Circling back to the greenhouse - with this being a temporary setup, I wanted to build something cheap and portable. I opted to recycle some pallets to build the solar ground mounts. I used 3 pallets and a pair of 2x4s per panel. I ripped off the first slats of all 3 panels and A framed them together, basically following this video. It was important the spacing of the boards supporting the slats was relatively consistent between pallets so that they'd line up. I used some scrap 2x4s as blocking between the boards at the top, offsetting one pallet to the left of the base pallet and the other to the right. Finally, I spiked it all together with a nail gun and added 6 foot 2x4 rails to the front to have a nice consistent surface to mount the panels. Ideal year-round panel angle is roughly your latitude, so I set everything to a 45ish degree angle. To mount the panels to the 2x4s, I used these cheap Z brackets, 4 per solar panel at the pre-drilled mounting holes.

I picked up 100ft of 10ga PV cable and some MC4 connectors/crimper. I punched a 2" conduit hole in the wall leading to my basement (should be big enough to support cabling to my permanent PV setup) and wired the panels in series. Back at the ecoflow in the basement, I have an XT60 to MC4 cable to attach the ecoflow to the standard MC4 connectors on the panel cables. I have yet to add an external fuse (the ecoflow has some level of protection near as I can tell), but I will soon.

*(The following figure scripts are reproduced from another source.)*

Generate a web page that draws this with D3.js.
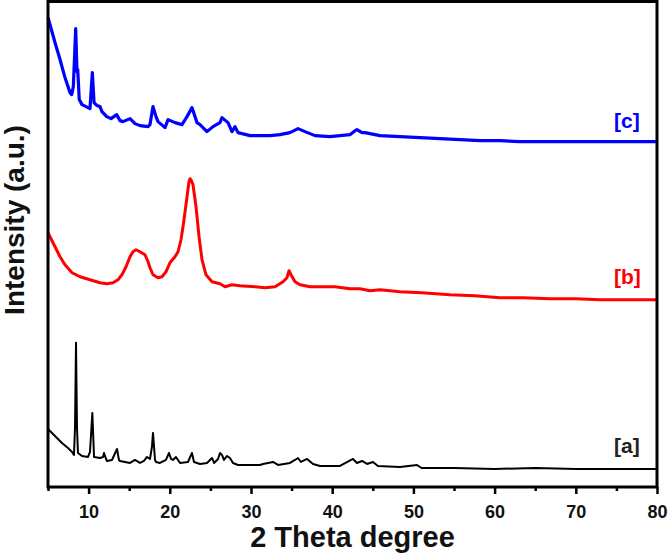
<!DOCTYPE html>
<html>
<head>
<meta charset="utf-8">
<script src="https://cdn.jsdelivr.net/npm/d3@7"></script>
<style>
  body { margin: 0; background: #fff; }
  svg { display: block; font-family: Arial, 'Liberation Sans', sans-serif; }
  .tick-label { font-size: 18px; font-weight: bold; fill: #111; }
  .axis-title { font-size: 29px; font-weight: bold; fill: #111; }
  .curve-label { font-size: 21px; font-weight: bold; }
</style>
</head>
<body>
<svg></svg>
<script>
// XRD patterns, [2 theta, intensity a.u.]

let seriesA = [
  [5.00, 58], [5.86, 51], [6.72, 44], [7.46, 39], [7.96, 35], [8.20, 32], [8.33, 60],
  [8.45, 144], [8.57, 60], [8.69, 34], [9.19, 31], [9.93, 30], [10.17, 35], [10.46, 74],
  [10.67, 30], [11.40, 29], [11.78, 30], [11.90, 34], [12.15, 28], [12.27, 26], [12.88, 27],
  [13.50, 38], [13.74, 27], [13.87, 26], [15.10, 24], [15.71, 27], [16.33, 24], [16.82, 26],
  [17.19, 30], [17.56, 28], [17.80, 40], [17.93, 54], [18.18, 27], [18.30, 25], [18.79, 24],
  [19.53, 27], [19.90, 34], [20.15, 28], [20.39, 27], [20.76, 30], [21.26, 24], [22.24, 25],
  [22.73, 34], [22.98, 25], [23.72, 23], [24.58, 24], [24.95, 27], [25.20, 29], [25.45, 24],
  [25.94, 28], [26.18, 34], [26.43, 32], [26.67, 27], [27.05, 31], [27.41, 29], [27.78, 24],
  [28.40, 22], [29.88, 22], [31.11, 22], [31.48, 23], [32.71, 25], [33.33, 22], [34.80, 24],
  [35.42, 27], [35.79, 29], [36.15, 25], [36.90, 28], [37.64, 23], [38.50, 21], [40.96, 21],
  [42.56, 28], [43.05, 24], [43.67, 26], [44.29, 23], [45.02, 25], [45.64, 21], [48.35, 20],
  [50.44, 22], [51.00, 19], [55.00, 19], [60.00, 18], [65.00, 19], [70.00, 18], [75.00, 18],
  [80.00, 18]
]

let seriesB = [
  [5.00, 254], [5.86, 240], [6.48, 230], [7.09, 222], [7.96, 214], [8.94, 210], [10.17, 207],
  [11.40, 204], [12.27, 203], [13.00, 204], [13.62, 207], [14.11, 212], [14.61, 220],
  [15.10, 230], [15.47, 235], [15.84, 237], [16.33, 235], [16.95, 232], [17.32, 225],
  [17.56, 219], [17.93, 212], [18.55, 209], [19.04, 210], [19.53, 215], [20.02, 224],
  [20.64, 230], [21.01, 235], [21.38, 247], [21.75, 267], [22.12, 290], [22.36, 305],
  [22.49, 308], [22.61, 307], [22.86, 302], [23.23, 280], [23.60, 250], [23.97, 227],
  [24.46, 212], [25.20, 205], [26.18, 203], [26.80, 200], [27.66, 202], [28.65, 201],
  [30.49, 200], [31.72, 199], [32.96, 200], [33.94, 205], [34.43, 209], [34.68, 216],
  [34.93, 212], [35.42, 205], [36.03, 202], [37.27, 200], [38.50, 200], [40.35, 200],
  [42.19, 198], [43.42, 198], [44.66, 196], [45.89, 197], [48.35, 195], [51.00, 194],
  [54.51, 192], [57.50, 191], [60.67, 189], [63.50, 189], [66.82, 188], [70.00, 188],
  [72.98, 187], [76.00, 187], [80.00, 187]
]

let seriesC = [
  [5.00, 469], [5.86, 444], [6.48, 427], [7.09, 409], [7.71, 394], [7.92, 392], [8.12, 400],
  [8.41, 458], [8.57, 415], [8.66, 417], [8.85, 387], [9.19, 382], [9.68, 380], [10.17, 378],
  [10.46, 414], [10.67, 384], [11.03, 381], [11.40, 380], [11.65, 375], [12.23, 370],
  [12.76, 368], [13.46, 372], [13.87, 366], [14.24, 365], [15.10, 368], [15.71, 363],
  [16.33, 361], [17.32, 360], [17.56, 362], [17.93, 380], [18.30, 370], [18.55, 365],
  [19.41, 359], [19.78, 367], [20.64, 364], [21.50, 362], [22.12, 370], [22.73, 379],
  [23.35, 364], [23.72, 362], [24.58, 355], [25.32, 360], [26.18, 364], [26.43, 369],
  [27.17, 364], [27.66, 355], [28.03, 360], [28.40, 354], [29.88, 351], [31.11, 351],
  [32.34, 351], [33.57, 352], [34.80, 354], [35.79, 358], [36.65, 355], [37.88, 351],
  [39.73, 350], [40.96, 351], [42.19, 352], [42.81, 356], [43.05, 357], [43.67, 354],
  [44.04, 354], [45.89, 351], [48.35, 350], [50.81, 349], [53.28, 348], [55.74, 347],
  [58.20, 346], [60.67, 346], [63.13, 345], [70.00, 345], [75.00, 345], [80.00, 345]
]

let curves = [
  { name: '[a]', values: seriesA, color: '#000000', width: 2,   labelY: 34 },
  { name: '[b]', values: seriesB, color: '#ff0000', width: 3,   labelY: 203 },
  { name: '[c]', values: seriesC, color: '#0000ff', width: 3.2, labelY: 359 }
]

let majorTicks = [10, 20, 30, 40, 50, 60, 70, 80]
let minorTicks = [5, 15, 25, 35, 45, 55, 65, 75]

let xScale
let yScale

// dimensions of the svg canvas
let width = 669
let height = 554
let plotLeft = 48
let plotRight = 657
let plotTop = 1.5
let plotBottom = 487

let svg = d3.select('svg')

let drawCanvas = () => {
  svg.attr('width', width)
  svg.attr('height', height)
}

let generateScales = () => {
  xScale = d3.scaleLinear()
             .domain([5, 80])
             .range([plotLeft, plotRight])
  yScale = d3.scaleLinear()
             .domain([0, 485])
             .range([plotBottom, plotTop])
}

let drawLines = () => {
  let line = d3.line()
               .x((d) => xScale(d[0]))
               .y((d) => yScale(d[1]))

  svg.selectAll('.curve')
     .data(curves)
     .enter()
     .append('path')
     .attr('class', 'curve')
     .attr('d', (d) => line(d.values))
     .attr('fill', 'none')
     .attr('stroke', (d) => d.color)
     .attr('stroke-width', (d) => d.width)
     .attr('stroke-linejoin', 'round')

  svg.selectAll('.curve-label')
     .data(curves)
     .enter()
     .append('text')
     .attr('class', 'curve-label')
     .attr('x', xScale(74.7))
     .attr('y', (d) => yScale(d.labelY))
     .attr('fill', (d) => d.color === '#000000' ? '#222' : d.color)
     .text((d) => d.name)
}

let generateAxes = () => {
  // bottom axis with major and minor ticks
  let xAxis = d3.axisBottom(xScale)
                .tickValues(majorTicks)
                .tickSize(7)
                .tickFormat(d3.format('d'))
  let gx = svg.append('g')
              .attr('transform', `translate(0,${plotBottom})`)
              .call(xAxis)
  gx.select('.domain').remove()
  gx.selectAll('line').attr('stroke', '#000').attr('stroke-width', 2.5)
  gx.selectAll('text')
    .attr('class', 'tick-label')
    .attr('dy', null)
    .attr('y', 31)

  let xMinor = d3.axisBottom(xScale)
                 .tickValues(minorTicks)
                 .tickSize(4)
                 .tickFormat('')
  let gm = svg.append('g')
              .attr('transform', `translate(0,${plotBottom})`)
              .call(xMinor)
  gm.select('.domain').remove()
  gm.selectAll('line').attr('stroke', '#000').attr('stroke-width', 2.5)

  // frame
  svg.append('rect')
     .attr('x', plotLeft)
     .attr('y', plotTop)
     .attr('width', plotRight - plotLeft)
     .attr('height', plotBottom - plotTop)
     .attr('fill', 'none')
     .attr('stroke', '#000')
     .attr('stroke-width', 3)
}

let descriptions = () => {
  svg.append('text')
     .attr('class', 'axis-title')
     .attr('x', (plotLeft + plotRight) / 2)
     .attr('y', 547)
     .attr('text-anchor', 'middle')
     .text('2 Theta degree')

  svg.append('text')
     .attr('class', 'axis-title')
     .attr('transform', 'rotate(-90)')
     .attr('x', -220)
     .attr('y', 24)
     .attr('text-anchor', 'middle')
     .style('font-size', '28px')
     .text('Intensity (a.u.)')
}

drawCanvas()
generateScales()
drawLines()
generateAxes()
descriptions()
</script>
</body>
</html>
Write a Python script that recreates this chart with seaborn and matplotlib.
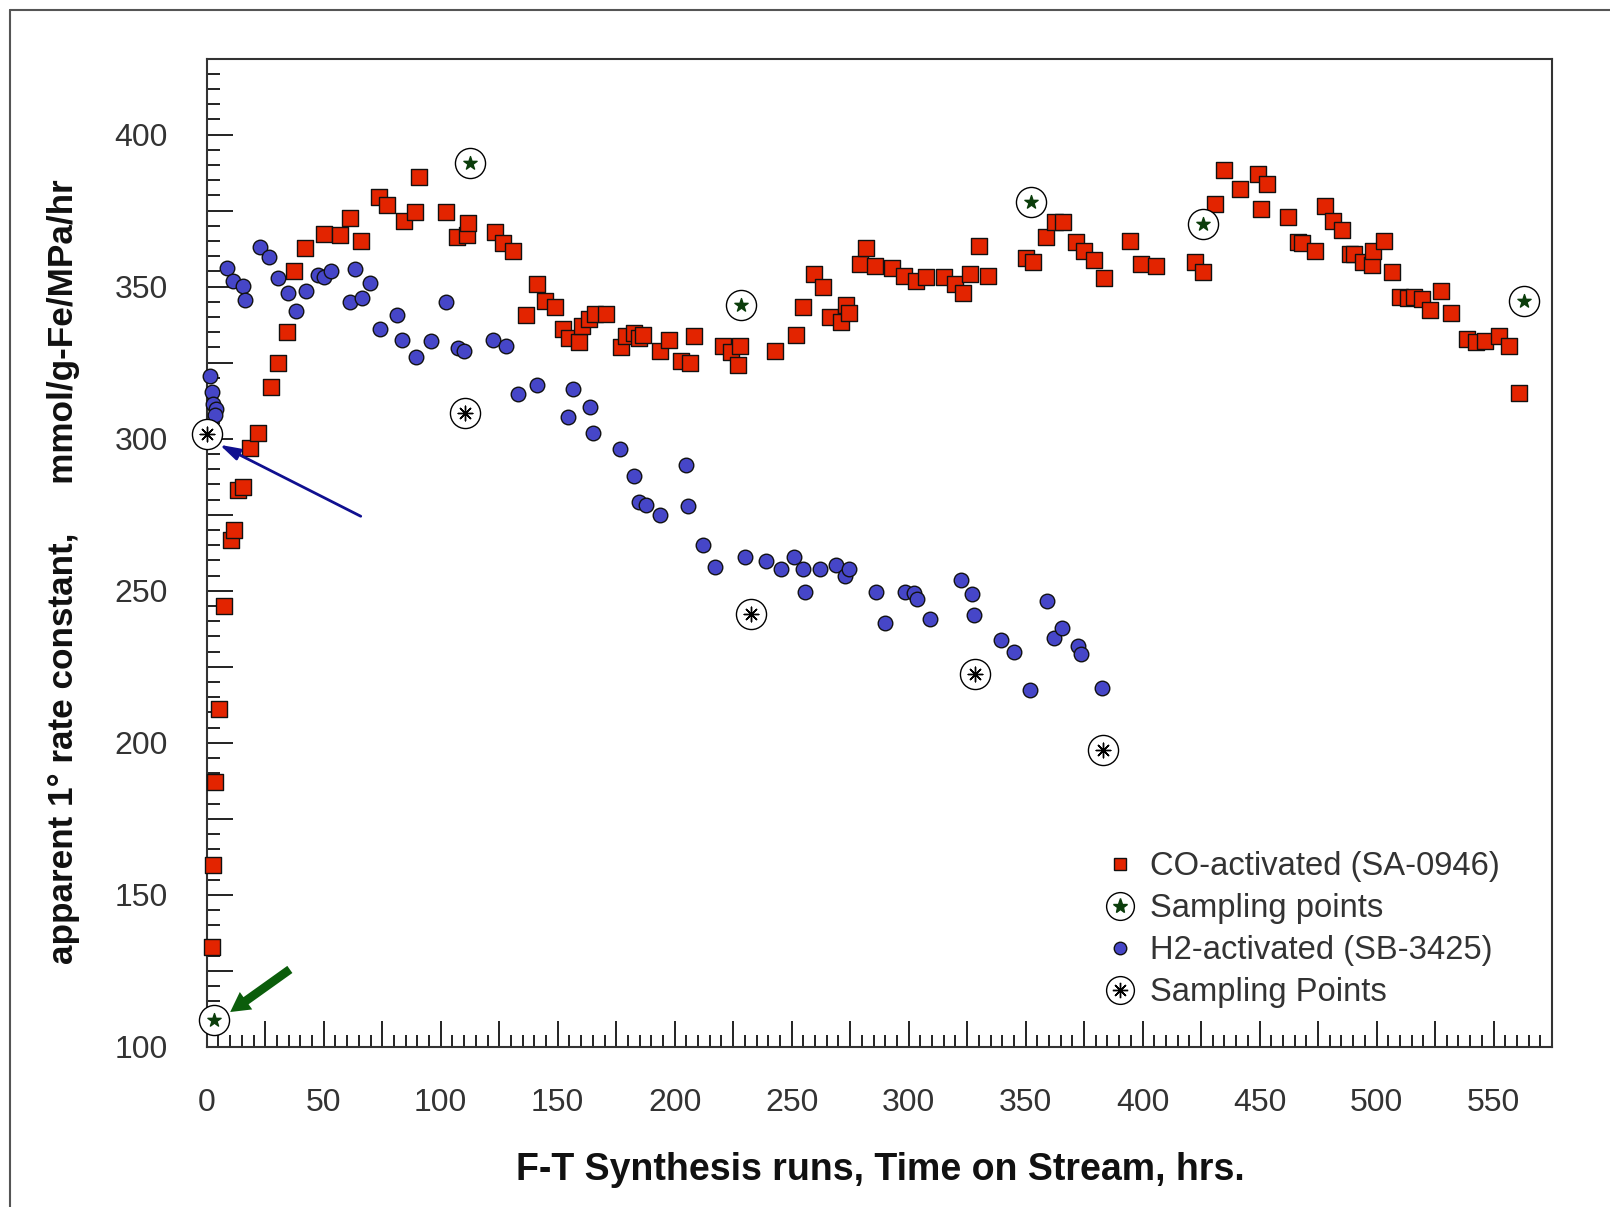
import numpy as np
import pandas as pd
import seaborn as sns
import matplotlib
matplotlib.use("Agg")
import matplotlib.pyplot as plt
from matplotlib.lines import Line2D
from matplotlib.ticker import MultipleLocator, FuncFormatter
from matplotlib.legend_handler import HandlerTuple

# CO-activated catalyst (SA-0946): time on stream (hrs) and rate constant
co_x = [2.2, 2.6, 3.5, 5.3, 7.5, 10.5, 11.8, 13.2, 15.4, 18.4, 21.9, 27.6, 30.3, 34.2,
        37.3, 42.1, 50.0, 57.0, 61.4, 65.8, 73.7, 77.2, 84.2, 89.0, 90.8, 102.2, 107.0,
        111.4, 111.8, 123.2, 126.8, 130.7, 136.4, 141.2, 144.7, 148.7, 152.2, 154.8,
        159.2, 160.5, 163.2, 165.8, 170.6, 177.2, 179.0, 182.5, 184.6, 186.4, 193.9,
        197.4, 202.6, 206.6, 208.3, 220.6, 224.1, 227.2, 228.1, 243.0, 251.8, 254.8,
        259.6, 263.2, 266.2, 271.0, 273.2, 274.6, 279.4, 281.6, 285.6, 293.0, 297.9,
        303.1, 307.5, 315.0, 319.8, 323.3, 326.4, 329.9, 333.9, 350.1, 353.2, 358.9,
        362.4, 365.9, 371.6, 375.1, 379.1, 383.5, 394.8, 399.3, 405.9, 422.6, 425.7,
        430.9, 434.9, 441.5, 449.4, 450.7, 453.3, 462.1, 466.5, 468.3, 473.5, 477.9,
        481.5, 485.4, 488.5, 490.2, 494.2, 498.2, 498.6, 503.0, 506.5, 510.0, 513.6,
        516.2, 519.3, 522.8, 527.6, 532.0, 538.6, 542.5, 546.5, 552.2, 556.6, 561.0]
co_y = [133.0, 160.0, 187.0, 211.0, 245.0, 266.8, 270.0, 283.0, 284.0, 297.0, 302.0,
        317.0, 325.0, 335.0, 355.0, 362.8, 367.4, 367.0, 372.5, 365.0, 379.5, 376.8,
        371.5, 374.5, 386.2, 374.5, 366.4, 367.0, 371.0, 367.8, 364.4, 361.7, 340.6,
        350.7, 345.3, 343.3, 336.2, 333.2, 331.9, 337.2, 339.3, 341.0, 341.0, 330.2,
        333.9, 334.9, 333.2, 334.2, 328.9, 332.6, 325.5, 324.8, 333.6, 330.5, 328.5,
        324.2, 330.5, 328.9, 334.2, 343.3, 354.0, 350.0, 339.9, 338.3, 344.0, 341.3,
        357.4, 362.8, 356.7, 356.0, 353.4, 351.7, 353.0, 353.0, 350.7, 348.0, 354.0,
        363.4, 353.4, 359.4, 358.1, 366.4, 371.1, 371.1, 364.8, 361.7, 358.7, 352.7,
        365.1, 357.4, 356.7, 358.1, 354.7, 377.2, 388.3, 382.2, 386.9, 375.5, 383.6,
        372.8, 364.8, 364.4, 361.7, 376.5, 371.5, 368.5, 360.7, 360.7, 358.1, 357.0,
        361.7, 365.1, 354.7, 346.6, 346.3, 346.6, 346.0, 342.3, 348.7, 341.3, 332.9,
        331.9, 332.2, 333.6, 330.5, 315.1]

# H2-activated catalyst (SB-3425)
h2_x = [1.2, 2.2, 2.6, 3.9, 3.5, 8.6, 11.4, 15.4, 16.2, 22.8, 26.8, 30.3, 34.7, 38.2,
        42.6, 47.4, 50.0, 53.1, 61.4, 63.2, 66.3, 69.8, 74.2, 81.2, 83.4, 89.5, 95.7,
        102.2, 107.5, 110.1, 122.4, 127.7, 133.0, 141.3, 154.5, 156.6, 163.7, 165.0,
        176.8, 182.5, 184.6, 187.7, 193.9, 204.8, 205.8, 211.9, 217.2, 229.9, 239.2,
        245.3, 251.0, 254.9, 255.8, 262.0, 269.0, 272.6, 274.7, 286.1, 290.0, 298.3,
        302.2, 303.5, 309.2, 322.4, 327.2, 328.1, 339.5, 345.2, 351.8, 359.2, 362.3,
        365.4, 372.4, 373.7, 382.5]
h2_y = [320.5, 315.4, 311.4, 309.7, 307.7, 356.0, 351.7, 350.3, 345.6, 363.1, 359.7,
        352.7, 348.0, 342.0, 348.7, 353.7, 353.0, 355.0, 345.0, 355.7, 346.3, 351.3,
        336.2, 340.6, 332.6, 326.8, 332.2, 345.0, 329.9, 328.9, 332.6, 330.5, 314.8,
        317.8, 307.0, 316.4, 310.4, 302.0, 296.6, 287.6, 279.2, 278.2, 274.8, 291.3,
        277.9, 265.1, 257.7, 261.1, 259.7, 257.0, 261.1, 257.0, 249.7, 257.0, 258.4,
        255.0, 257.0, 249.7, 239.3, 249.7, 249.3, 247.3, 240.6, 253.7, 249.0, 242.0,
        233.9, 229.9, 217.4, 246.6, 234.6, 237.6, 231.9, 229.2, 218.1]

# Sampling points for each run
co_samp_x = [3.1, 112.3, 228.5, 352.4, 425.7, 563.0]
co_samp_y = [109.0, 390.6, 344.0, 377.9, 370.5, 345.3]
h2_samp_x = [0.0, 110.5, 232.5, 328.5, 383.0]
h2_samp_y = [301.7, 308.4, 242.3, 222.5, 197.7]

legend_labels = ["CO-activated (SA-0946)", "Sampling points",
                 "H2-activated (SB-3425)", "Sampling Points"]

sns.set_theme(style="white")
plt.rcParams["font.family"] = ["Liberation Sans", "DejaVu Sans"]

W, H = 1610, 1207
fig = plt.figure(figsize=(W / 100, H / 100), dpi=100)
fig.patch.set_facecolor("white")
left, right, top, bottom = 206.8, 1552.0, 58.5, 1047.0
ax = fig.add_axes([left / W, 1 - bottom / H, (right - left) / W, (bottom - top) / H])

red = "#e32400"
blue = "#4646c8"
star_green = "#0b3d0b"

co_df = pd.DataFrame({"t": co_x, "k": co_y})
h2_df = pd.DataFrame({"t": h2_x, "k": h2_y})
cos_df = pd.DataFrame({"t": co_samp_x, "k": co_samp_y})
h2s_df = pd.DataFrame({"t": h2_samp_x, "k": h2_samp_y})

sns.scatterplot(data=h2_df, x="t", y="k", ax=ax, marker="o", s=110, color=blue,
                edgecolor="#111111", linewidth=1.0, zorder=3, clip_on=False, legend=False)
sns.scatterplot(data=co_df, x="t", y="k", ax=ax, marker="s", s=140, color=red,
                edgecolor="#111111", linewidth=1.0, zorder=4, clip_on=False, legend=False)

# sampling markers: open circle with a star (CO) or asterisk (H2)
for df, inner, icol, isz in [(cos_df, "*", star_green, 100), (h2s_df, (8, 2, 0), "black", 110)]:
    sns.scatterplot(data=df, x="t", y="k", ax=ax, marker="o", s=470, facecolor="white",
                    edgecolor="black", linewidth=1.0, zorder=5, clip_on=False, legend=False)
    sns.scatterplot(data=df, x="t", y="k", ax=ax, marker=inner, s=isz, color=icol,
                    edgecolor=icol, linewidth=1.0, zorder=6, clip_on=False, legend=False)

ax.set_xlim(0, 575)
ax.set_ylim(100, 425)
ax.set_xlabel("")
ax.set_ylabel("")

# arrows pointing to the initial sampling points
ax.annotate("", xy=(5.5, 298.0), xytext=(65.8, 274.5),
            arrowprops=dict(arrowstyle="-|>,head_length=1.0,head_width=0.3",
                            color="#101090", lw=2.0, shrinkA=0, shrinkB=0), zorder=7)
ax.annotate("", xy=(10.0, 111.5), xytext=(35.5, 125.5),
            arrowprops=dict(arrowstyle="simple,head_length=1.0,head_width=1.1,tail_width=0.45",
                            color="#0b5d0b", lw=0, shrinkA=0, shrinkB=0, mutation_scale=14),
            zorder=7)

# axes styling
for side in ["left", "bottom", "right", "top"]:
    ax.spines[side].set_color("#333333")
    ax.spines[side].set_linewidth(1.5)
ax.xaxis.set_major_locator(MultipleLocator(25))
ax.xaxis.set_minor_locator(MultipleLocator(5))
ax.yaxis.set_major_locator(MultipleLocator(25))
ax.yaxis.set_minor_locator(MultipleLocator(5))
fmt = FuncFormatter(lambda v, p: f"{int(round(v))}" if round(v) % 50 == 0 else "")
ax.xaxis.set_major_formatter(fmt)
ax.yaxis.set_major_formatter(fmt)
ax.tick_params(which="both", direction="in", color="#111111", width=1.3,
               left=True, bottom=True, right=False, top=False)
ax.tick_params(which="major", length=18.5, labelsize=23, labelcolor="#333333")
ax.tick_params(which="minor", length=9)
ax.tick_params(axis="x", which="major", pad=29.5)
ax.tick_params(axis="y", which="major", pad=28)

fig.text(64 / W, 1 - 572 / H, "apparent 1\u00b0 rate constant,     mmol/g-Fe/MPa/hr",
         rotation=90, ha="center", va="center", fontsize=25.3, fontweight="bold",
         color="#111111")
fig.text(880 / W, 1 - 1170 / H, "F-T Synthesis runs, Time on Stream, hrs.",
         ha="center", va="center", fontsize=27, fontweight="bold", color="#111111")

# legend
h_co = Line2D([], [], ls="none", marker="s", ms=9, mfc=red, mec="#111111", mew=1)
h_h2 = Line2D([], [], ls="none", marker="o", ms=9, mfc=blue, mec="#111111", mew=1)
c1 = Line2D([], [], ls="none", marker="o", ms=20, mfc="white", mec="black", mew=1)
s1 = Line2D([], [], ls="none", marker="*", ms=11, mfc=star_green, mec=star_green)
c2 = Line2D([], [], ls="none", marker="o", ms=20, mfc="white", mec="black", mew=1)
s2 = Line2D([], [], ls="none", marker=(8, 2, 0), ms=11, mfc="black", mec="black", mew=1)
leg = fig.legend([h_co, (c1, s1), h_h2, (c2, s2)], legend_labels,
                 handler_map={tuple: HandlerTuple(ndivide=1)},
                 loc="upper left", bbox_to_anchor=(1107 / W, 1 - 851 / H),
                 frameon=False, fontsize=23.6, labelspacing=0.34, handlelength=0.8,
                 handletextpad=0.52, borderpad=0, borderaxespad=0)
for t in leg.get_texts():
    t.set_color("#333333")

# outer frame lines along the top and left edges
fig.add_artist(Line2D([10 / W, 10 / W], [0, 1 - 10 / H], color="#555555", lw=1.5,
                      transform=fig.transFigure))
fig.add_artist(Line2D([10 / W, 1], [1 - 10 / H, 1 - 10 / H], color="#555555", lw=1.5,
                      transform=fig.transFigure))

fig.savefig("out.png", dpi=100)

With the basics in place, I plugged the ecoflow into my dedicated AC circuit, the rack UPS to the ecoflow, and the solar panel cables to the solar input. I configured it via the ecoflow app to charge to 50% on AC + solar, and above that use only solar. In practice, the unit's output has a deadband (so that it's not constantly swapping between AC passthrough and inverter when you're near 50%). At 50%, plugged into the wall, it will use AC passthrough to power loads and solar to charge the battery until it hits 60% charge, at which point it will stop AC passthrough, invert power from the battery to maintain the AC loads, and continue charging via solar. If solar input < AC output, it will eventually cycle down to 50% and repeat this process. At peak sun, solar input will exceed my 500W load and continue maintaining the battery + the AC load.

I got this setup around the shortest day of the year and have some trees blocking sun early in the morning (these will soon be destroyed by excavator to make room for larger PV array), so input is far from optimal. As the days lengthen and my time of production goes up (and the trees come down via excavator), I will likely lower the AC charge level on the unit to give me more headroom to charge via solar. I'm also considering adding the other ecoflow unit into the mix with an additional 3 panels - I think in summer months, I could run the lab 24x7 this way.

To keep track of things, I integrated the ecoflow with home assistant via this integration and added it to my electricity overview card (bubble card with sub buttons).

I leveraged some of the other sensors exposed by this integration to reconfigure home assistant's baked in energy dashboard. I setup the relationships of circuits to sensors (the ecoflow being a child entity of network rack circuit, which itself is a child circuit of my subpanel, all measured with a pair of Emporia Vues).

Sunny days have been a rare thing this winter, but we've had a few for me to gauge system performance. On the sunniest of these short and cold winter days, the battery charges to 60% by about 10:30am and runs the the rack in its entirety until 3-4PM, producing ~3.2kWH of energy. Being literally the shortest days of the year and with some trees in the way, I expect this to go up significantly as we get into spring/summer.

At today's rates, offsetting 3.2kWh / day saves about $0.80, or a little better than a quarter of the 12kWH of energy my rack is using per day.